By Katey Rich
Like Blade Runner, a fellow film selected for the New York Film Festival, 4 Months, 3 Weeks and 2 Days depicts a bleak world with little color, serious governmental control and no hope for the future. Unlike Ridley Scott, though, Cristian Mungiu is telling his story in a world that already existed: Romania in the 1980s, in the final days of Communism and the brutal dictatorship of Nicolai Ceausescu. His Palme d'Or-winning film follows one harrowing day in the lives of two college students: Gabita (Laura Vasiliu), who must get an illegal abortion, and her roommate Otilia (Anamaria Marinca), who makes huge sacrifices to help her desperate friend.
It feels wrong to review a film like 4 Months, 3 Weeks and 2 Days in anything less than ten pages. It's so richly detailed, so full of technical skill and brilliant performances, insight and political wisdom, it's the kind of film I would have written film papers about back in college, and it will almost definitely be written about in the future. Plenty of other critics have weighed in on the film's merits (it currently has a 100% rating at Rotten Tomatoes), but perhaps the most important 2 cents I can throw in is this: 4 Months, 3 Weeks and 2 Days, yes, has subtitles, and yes, it deals with dark issues, and yes, it uses a series of long takes to tell its story, but it is not boring. As Mungiu said himself in the press conference following the film's screening, "I wanted to point out that it's possible, just using the means [of] an art-house film, to have the tension that you have with an American thriller."
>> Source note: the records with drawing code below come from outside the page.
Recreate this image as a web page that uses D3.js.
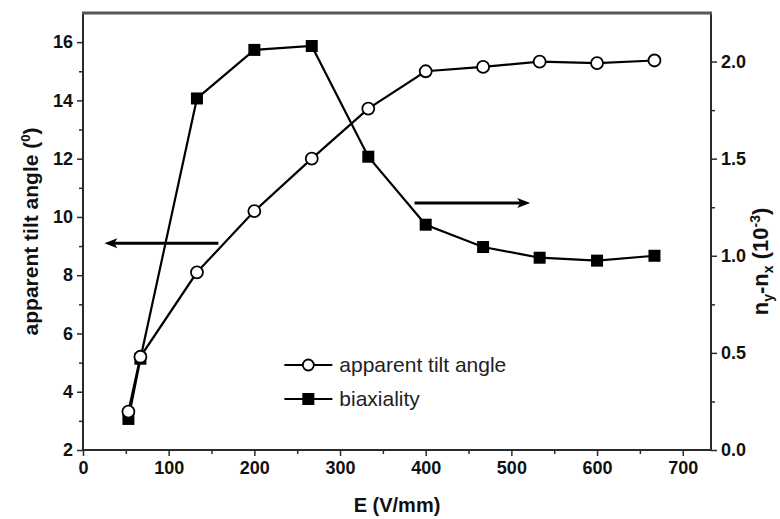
<!DOCTYPE html>
<html>
<head>
<meta charset="utf-8">
<script src="https://cdn.jsdelivr.net/npm/d3@7"></script>
<style>
  html, body { margin: 0; padding: 0; background: #fff; }
  svg { display: block; font-family: "Liberation Sans", Arial, sans-serif; }
</style>
</head>
<body>
<div id="chart"></div>
<script>
// field values (V/mm)
const fieldE = [53, 67, 133, 200, 267, 333, 400, 467, 533, 600, 667];
// apparent tilt angle (deg), left axis
const tiltAngle = [3.32, 5.2, 8.1, 10.2, 12.0, 13.72, 15.0, 15.15, 15.33, 15.28, 15.37];
// biaxiality n_y - n_x (1e-3), right axis
const biaxiality = [0.16, 0.47, 1.81, 2.06, 2.08, 1.51, 1.16, 1.045, 0.99, 0.975, 1.0];

const xTicks = [0, 100, 200, 300, 400, 500, 600, 700];
const leftTicks = [2, 4, 6, 8, 10, 12, 14, 16];
const rightTicks = [0.0, 0.5, 1.0, 1.5, 2.0];

// arrows in data units (E, tilt angle)
const arrowLeft = { from: [158, 9.1], to: [25, 9.1] };
const arrowRight = { from: [387, 10.48], to: [522, 10.48] };

const W = 780, H = 519;
const m = { top: 13, right: 69, bottom: 69, left: 83 };
const w = W - m.left - m.right;
const h = H - m.top - m.bottom;

const svg = d3.select("#chart").append("svg")
  .attr("width", W).attr("height", H);
const g = svg.append("g").attr("transform", `translate(${m.left},${m.top})`);

const x = d3.scaleLinear().domain([0, 733]).range([0, w]);
const yL = d3.scaleLinear().domain([2, 17]).range([h, 0]);
const yR = d3.scaleLinear().domain([0, 2.25]).range([h, 0]);

const axisColor = "#2a2a2a";

// minor ticks
const minorX = d3.range(50, 733, 100);
const minorL = d3.range(3, 17, 2);
const minorR = d3.range(0.25, 2.25, 0.5);

function styleAxis(sel) {
  sel.select(".domain").remove();
  sel.selectAll(".tick line").attr("stroke", axisColor).attr("stroke-width", 1.5);
  sel.selectAll(".tick text")
    .attr("fill", "#111")
    .style("font-size", "18px")
    .style("font-weight", "bold");
}

g.append("g").attr("transform", `translate(0,${h})`)
  .call(d3.axisBottom(x).tickValues(xTicks).tickSize(6).tickPadding(5).tickFormat(d3.format("d")))
  .call(styleAxis);
g.append("g").attr("transform", `translate(0,${h})`)
  .call(d3.axisBottom(x).tickValues(minorX).tickSize(4).tickFormat(""))
  .call(styleAxis);

g.append("g")
  .call(d3.axisLeft(yL).tickValues(leftTicks).tickSize(6).tickPadding(4).tickFormat(d3.format("d")))
  .call(styleAxis);
g.append("g")
  .call(d3.axisLeft(yL).tickValues(minorL).tickSize(4).tickFormat(""))
  .call(styleAxis);

g.append("g").attr("transform", `translate(${w},0)`)
  .call(d3.axisRight(yR).tickValues(rightTicks).tickSize(6).tickPadding(4).tickFormat(d3.format(".1f")))
  .call(styleAxis);
g.append("g").attr("transform", `translate(${w},0)`)
  .call(d3.axisRight(yR).tickValues(minorR).tickSize(4).tickFormat(""))
  .call(styleAxis);

// frame
g.append("line").attr("x1", 0).attr("x2", w).attr("y1", h).attr("y2", h)
  .attr("stroke", axisColor).attr("stroke-width", 2);
g.append("line").attr("x1", 0).attr("x2", 0).attr("y1", 0).attr("y2", h)
  .attr("stroke", axisColor).attr("stroke-width", 2);
g.append("line").attr("x1", w).attr("x2", w).attr("y1", 0).attr("y2", h)
  .attr("stroke", axisColor).attr("stroke-width", 2);
g.append("line").attr("x1", -1).attr("x2", w + 1).attr("y1", 0).attr("y2", 0)
  .attr("stroke", "#555").attr("stroke-width", 3);

// series lines
const lineTilt = d3.line().x((d, i) => x(fieldE[i])).y(d => yL(d));
const lineBiax = d3.line().x((d, i) => x(fieldE[i])).y(d => yR(d));

g.append("path").datum(biaxiality)
  .attr("fill", "none").attr("stroke", "#000").attr("stroke-width", 2.2)
  .attr("d", lineBiax);
g.append("path").datum(tiltAngle)
  .attr("fill", "none").attr("stroke", "#000").attr("stroke-width", 2.2)
  .attr("d", lineTilt);

const sq = 12;
g.selectAll(".sq").data(biaxiality).enter().append("rect")
  .attr("x", (d, i) => x(fieldE[i]) - sq / 2)
  .attr("y", d => yR(d) - sq / 2)
  .attr("width", sq).attr("height", sq)
  .attr("fill", "#000");

g.selectAll(".circ").data(tiltAngle).enter().append("circle")
  .attr("cx", (d, i) => x(fieldE[i]))
  .attr("cy", d => yL(d))
  .attr("r", 6)
  .attr("fill", "#fff").attr("stroke", "#000").attr("stroke-width", 1.8);

// arrows
function drawArrow(a) {
  const x1 = x(a.from[0]), y1 = yL(a.from[1]);
  const x2 = x(a.to[0]), y2 = yL(a.to[1]);
  const dir = Math.sign(x2 - x1);
  const head = 13;
  g.append("line")
    .attr("x1", x1).attr("y1", y1).attr("x2", x2 - dir * head * 0.7).attr("y2", y2)
    .attr("stroke", "#000").attr("stroke-width", 3);
  g.append("path")
    .attr("d", `M${x2},${y2} L${x2 - dir * head},${y2 - 5} L${x2 - dir * head * 0.75},${y2} L${x2 - dir * head},${y2 + 5} Z`)
    .attr("fill", "#000");
}
drawArrow(arrowLeft);
drawArrow(arrowRight);

// legend
const legend = g.append("g").attr("transform", `translate(${x(235)},0)`);
const legendItems = [
  { label: "apparent tilt angle", y: 352, type: "circle" },
  { label: "biaxiality", y: 386, type: "square" }
];
legendItems.forEach(it => {
  legend.append("line").attr("x1", 0).attr("x2", 48).attr("y1", it.y).attr("y2", it.y)
    .attr("stroke", "#000").attr("stroke-width", 2.2);
  if (it.type === "circle") {
    legend.append("circle").attr("cx", 24).attr("cy", it.y).attr("r", 5.5)
      .attr("fill", "#fff").attr("stroke", "#000").attr("stroke-width", 1.8);
  } else {
    legend.append("rect").attr("x", 18).attr("y", it.y - 6).attr("width", 12).attr("height", 12)
      .attr("fill", "#000");
  }
  legend.append("text").attr("x", 55).attr("y", it.y + 7)
    .style("font-size", "21px").attr("fill", "#222").text(it.label);
});

// axis titles
svg.append("text")
  .attr("x", m.left + w / 2).attr("y", 512)
  .attr("text-anchor", "middle")
  .style("font-size", "20px").style("font-weight", "bold").attr("fill", "#111")
  .text("E (V/mm)");

const lt = svg.append("text")
  .attr("transform", `translate(38,${m.top + h / 2}) rotate(-90)`)
  .attr("text-anchor", "middle")
  .style("font-size", "21px").style("font-weight", "bold").attr("fill", "#111");
lt.append("tspan").text("apparent tilt angle (");
lt.append("tspan").attr("dy", -8).style("font-size", "13px").text("0");
lt.append("tspan").attr("dy", 8).text(")");

const rt = svg.append("text")
  .attr("transform", `translate(768,${m.top + h / 2 + 30}) rotate(-90)`)
  .attr("text-anchor", "middle")
  .style("font-size", "22px").style("font-weight", "bold").attr("fill", "#111");
rt.append("tspan").text("n");
rt.append("tspan").attr("dy", 5).style("font-size", "14px").text("y");
rt.append("tspan").attr("dy", -5).text("-n");
rt.append("tspan").attr("dy", 5).style("font-size", "14px").text("x");
rt.append("tspan").attr("dy", -5).text(" (10");
rt.append("tspan").attr("dy", -8).style("font-size", "14px").text("-3");
rt.append("tspan").attr("dy", 8).text(")");
</script>
</body>
</html>
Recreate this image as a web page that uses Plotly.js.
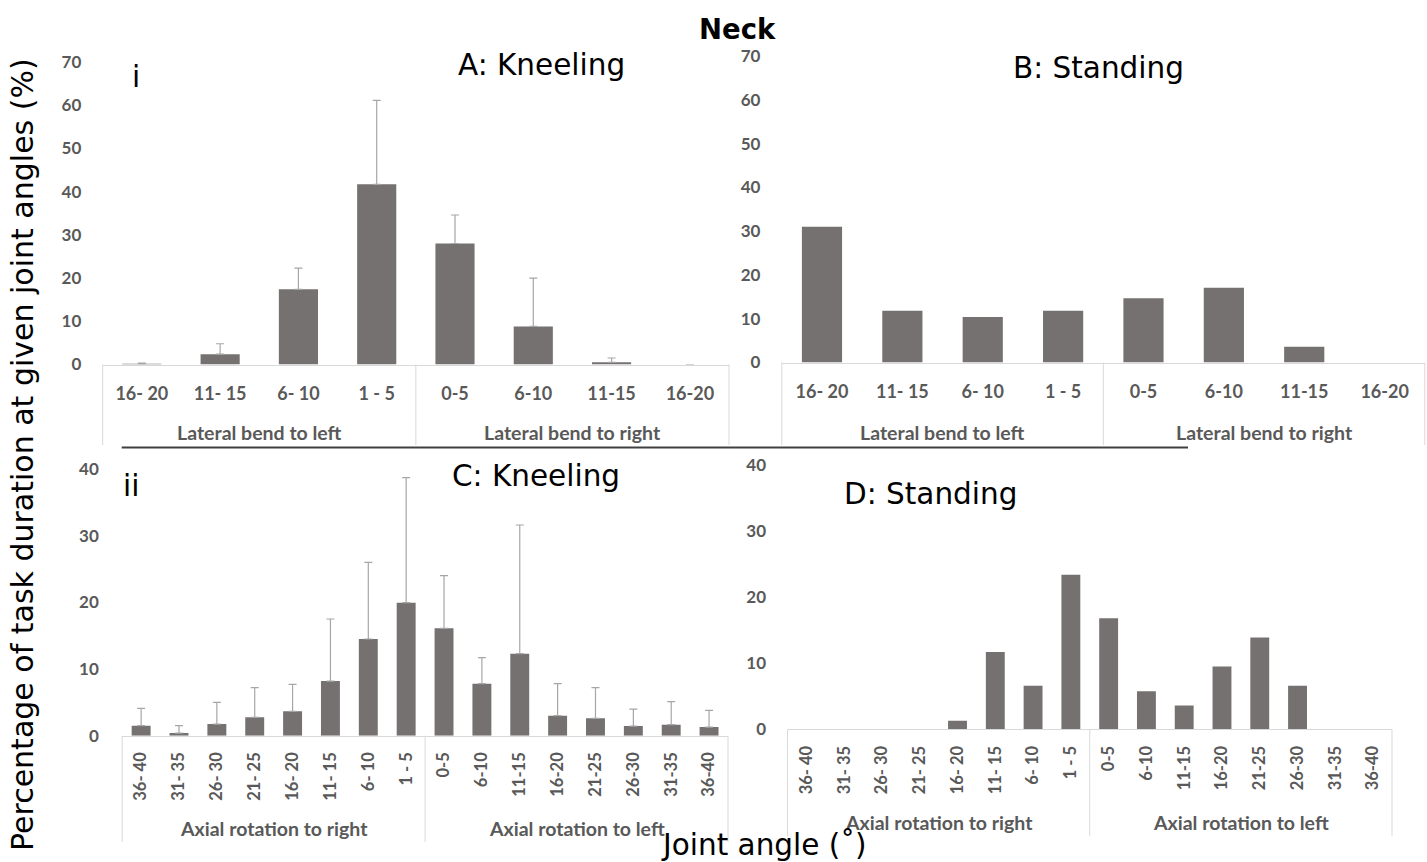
<!DOCTYPE html>
<html>
<head>
<meta charset="utf-8">
<script src="https://cdn.plot.ly/plotly-3.0.1.min.js"></script>
<style>html,body{margin:0;padding:0;background:#fff;}#chart{width:1427px;height:862px;}</style>
</head>
<body>
<div id="chart"></div>
<script>
// ---- data ----
const lateralCats = ['16- 20','11- 15','6- 10','1 - 5','0-5','6-10','11-15','16-20'];
const lateralGroups = ['Lateral bend to left','Lateral bend to right'];
const kneelingLateral = [0.15, 2.4, 17.4, 41.7, 28.0, 8.8, 0.5, 0];
const kneelingLateralErr = [0.2, 2.4, 4.9, 19.4, 6.6, 11.2, 1.0, 0];
const standingLateral = [31.0, 11.8, 10.4, 11.8, 14.7, 17.1, 3.6, 0];

const axialCats = ['36- 40','31- 35','26- 30','21- 25','16- 20','11- 15','6- 10','1 - 5',
                   '0-5','6-10','11-15','16-20','21-25','26-30','31-35','36-40'];
const axialGroups = ['Axial rotation to right','Axial rotation to left'];
const kneelingAxial = [1.5, 0.4, 1.75, 2.75, 3.65, 8.2, 14.5, 19.95, 16.1, 7.8, 12.3, 3.0, 2.6, 1.45, 1.65, 1.3];
const kneelingAxialErr = [2.6, 1.1, 3.25, 4.45, 4.05, 9.3, 11.5, 18.75, 7.9, 3.9, 19.3, 4.8, 4.6, 2.55, 3.45, 2.5];
const standingAxial = [0, 0, 0, 0, 1.3, 11.7, 6.6, 23.4, 16.8, 5.75, 3.6, 9.5, 13.9, 6.6, 0, 0];

const panelTitles = ['A: Kneeling','B: Standing','C: Kneeling','D: Standing'];
const mainTitle = 'Neck';
const yTitle = 'Percentage of task duration at given joint angles (%)';
const xTitle = 'Joint angle (˚)';

// ---- styling ----
const W = 1427, H = 862;
const px = v => v / W;
const py = v => 1 - v / H;
const barColor = '#767171';
const errColor = '#a6a6a6';
const fam = 'Lato, "Liberation Sans", sans-serif';
const yTickFont = {family: fam, size: 17, color: '#595959', weight: 700};
const xTickFontH = {family: fam, size: 18, color: '#595959', weight: 700};
const xTickFontR = {family: fam, size: 16.5, color: '#595959', weight: 700};
const groupFont = {family: fam, size: 19.5, color: '#595959', weight: 700};
const titleFont = {family: '"DejaVu Sans", sans-serif', size: 29.5, color: '#000'};

function errBar(arr) {
  return {type: 'data', array: arr, symmetric: false, arrayminus: arr.map(() => 0),
          color: errColor, thickness: 1.2, width: 4};
}

const traces = [
  {type: 'bar', x: lateralCats, y: kneelingLateral, error_y: errBar(kneelingLateralErr),
   marker: {color: barColor}, xaxis: 'x', yaxis: 'y', hoverinfo: 'x+y'},
  {type: 'bar', x: lateralCats, y: standingLateral,
   marker: {color: barColor}, xaxis: 'x2', yaxis: 'y2', hoverinfo: 'x+y'},
  {type: 'bar', x: axialCats, y: kneelingAxial, error_y: errBar(kneelingAxialErr),
   marker: {color: barColor}, xaxis: 'x3', yaxis: 'y3', hoverinfo: 'x+y'},
  {type: 'bar', x: axialCats, y: standingAxial,
   marker: {color: barColor}, xaxis: 'x4', yaxis: 'y4', hoverinfo: 'x+y'}
];

// panel geometry in pixels
const panels = [
  {x: [102.7, 729], y: [62, 364.5], range: 70, boxBottom: 445, groupY: 433, angle: 0, tlen: 13, ylen: 17, groups: lateralGroups, n: lateralCats.length, tf: xTickFontH},
  {x: [781.8, 1424.8], y: [56, 362.5], range: 70, boxBottom: 445, groupY: 433, angle: 0, tlen: 13, ylen: 17, groups: lateralGroups, n: lateralCats.length, tf: xTickFontH},
  {x: [122.2, 728], y: [469, 735.7], range: 40, boxBottom: 842, groupY: 828, angle: -90, tlen: 9, ylen: 19, groups: axialGroups, n: axialCats.length, tf: xTickFontR},
  {x: [787.5, 1392], y: [465, 729.3], range: 40, boxBottom: 836, groupY: 822, angle: -90, tlen: 9, ylen: 17, groups: axialGroups, n: axialCats.length, tf: xTickFontR}
];

const layout = {
  width: W, height: H,
  margin: {l: 0, r: 0, t: 0, b: 0},
  paper_bgcolor: '#fff', plot_bgcolor: '#fff',
  showlegend: false,
  bargap: 0.5,
  shapes: [], annotations: []
};

panels.forEach((p, i) => {
  const s = i === 0 ? '' : String(i + 1);
  layout['xaxis' + s] = {
    domain: [px(p.x[0]), px(p.x[1])], anchor: 'y' + s, type: 'category',
    range: [-0.5, p.n - 0.5], showgrid: false, zeroline: false,
    showline: true, linecolor: '#d9d9d9', linewidth: 1,
    ticks: 'outside', ticklen: p.tlen, tickcolor: 'rgba(0,0,0,0)',
    tickangle: p.angle, tickfont: p.tf, fixedrange: true
  };
  layout['yaxis' + s] = {
    domain: [py(p.y[1]), py(p.y[0])], anchor: 'x' + s,
    range: [0, p.range], dtick: 10, showgrid: false, zeroline: false, showline: false,
    ticks: 'outside', ticklen: p.ylen, tickcolor: 'rgba(0,0,0,0)',
    tickfont: yTickFont, fixedrange: true
  };
  [0, 0.5, 1].forEach(xx => {
    layout.shapes.push({type: 'line', xref: 'x' + s + ' domain', yref: 'paper',
      x0: xx, x1: xx, y0: py(p.y[1]), y1: py(p.boxBottom),
      line: {color: '#d9d9d9', width: 1}});
  });
  p.groups.forEach((g, k) => {
    layout.annotations.push({text: g, xref: 'x' + s + ' domain', yref: 'paper',
      x: 0.25 + 0.5 * k, y: py(p.groupY), xanchor: 'center', yanchor: 'middle',
      showarrow: false, font: groupFont});
  });
});

// separator line between rows
layout.shapes.push({type: 'line', xref: 'paper', yref: 'paper',
  x0: px(121.7), x1: px(1188), y0: py(447.5), y1: py(447.5),
  line: {color: '#404040', width: 2}});

const ann = (text, x, y, font, extra) => Object.assign({text, xref: 'paper', yref: 'paper',
  x: px(x), y: py(y), xanchor: 'center', yanchor: 'middle', showarrow: false, font}, extra || {});

layout.annotations.push(
  ann(mainTitle, 737.5, 29, {family: '"DejaVu Sans", sans-serif', size: 27.5, color: '#000', weight: 700}),
  ann(panelTitles[0], 541.5, 65, titleFont),
  ann(panelTitles[1], 1098, 68, titleFont),
  ann(panelTitles[2], 535.5, 476, titleFont),
  ann(panelTitles[3], 930, 494, titleFont),
  ann('i', 136, 77, titleFont),
  ann('ii', 131, 486, titleFont),
  ann(yTitle, 22, 455, {family: '"DejaVu Sans", sans-serif', size: 30, color: '#000'}, {textangle: -90}),
  ann(xTitle, 764, 845, titleFont)
);

Plotly.newPlot('chart', traces, layout, {displayModeBar: false, staticPlot: true});
</script>
</body>
</html>
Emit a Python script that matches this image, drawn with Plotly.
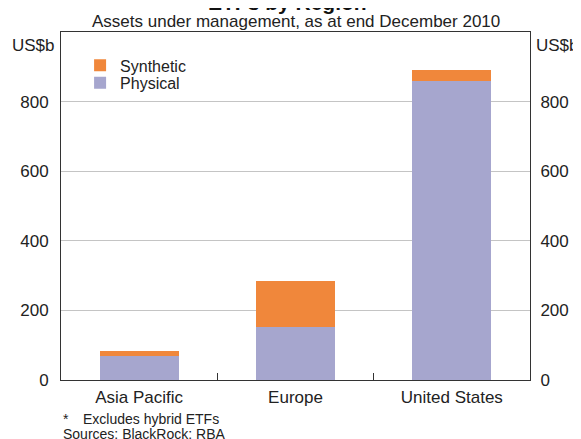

Anamaria Marinca as Otilia. |
After directing commercials for several years, Mungiu returned to features intending to tell a story about his twenties, during the Ceausescu regime. "I got this story directly from the girls that have been involved, which made all the difference when I wrote this. I never thought I would make a film out of this story to start with. Last year when I was writing and trying to find a strong relevant story from my twenties, this story came again in conversation. It came with so much anger, I realized it had the potential to become a good story."
Though the film is set in one of the most controversial and dismal periods in Romanian history, Mungiu deliberately set out not to make a political film--as he points out, the words "Ceausescu" and "communism" are never mentioned. "What I try to do is never write down what my film is about before I start. If you write down your message or what the film is about, the film is going to be about that," he explained. "I never tried to portray something specifically in it, or make any kind of metaphor about anything. I started making films as a reaction to those very metaphorical things, to say something very precisely but not directly."
The closest the film comes to a stand-in for Communism is the menacing Mr. Bebe (Vlad Ivanov), the abortionist who bullies and shames Gabita and Otilia both into paying an enormous, personal price for the abortion. Each of the girls is powerless over him in her own way; though Otilia is more aware of the situation than her friend, and resists Mr. Bebe's demands, in the end she has no choice. She faces similar choices regarding her future; before the fall of Communism it was nearly impossible to leave Romania, and though Otilia tells her boyfriend she does not want to spend the rest of her life peeling potatoes for him, there is likely no other option.
Mungiu employs extensive long takes to tell his harsh story, filming many of his scenes in a single take. He and director of photography Oleg Mutu worked together to plan scenes, though Mungiu insisted there was no storyboarding. "I never knew in advance in detail, because it's limiting to know from the beginning you're going to shoot it from what take and to decide what's important. Sometimes we had no idea at the beginning which is the best shot. We just needed to rehearse and see."
Marinca as Otilia and Vasiliu as Gabita. |
The long takes also provided a challenge for the actors, who would be required to memorize up to ten minutes of dialogue at a time. Mungiu said this demand made casting difficult, but worth it in the end. "I not only tried to choose the right characters, but people I could trust. I thought it [long takes] was worth trying, even though it's difficult to do this. It allows the viewers to be part of the story in a very different way. There's a strength coming from this emotion that the characters are developing in front of the camera directly."
That strength of feeling is what makes 4 Months, 3 Weeks and 2 Days much more than an exercise in long takes, the kind of film seen by film students and no one else. Each actor powerfully brings the audience into the action, working in tandem with the camera to create an uncannily deep connection on the screen. The narrative is deliberately rambling--"It's coming from film school that all the questions have to have answers in the film," Mungiu said. "It is not that way for me." What it lacks in dramatic closure, though, it makes up in emotional impact; at its heart, this is a simple slice-of-life story, but rarely has an idea so simple been so compelling.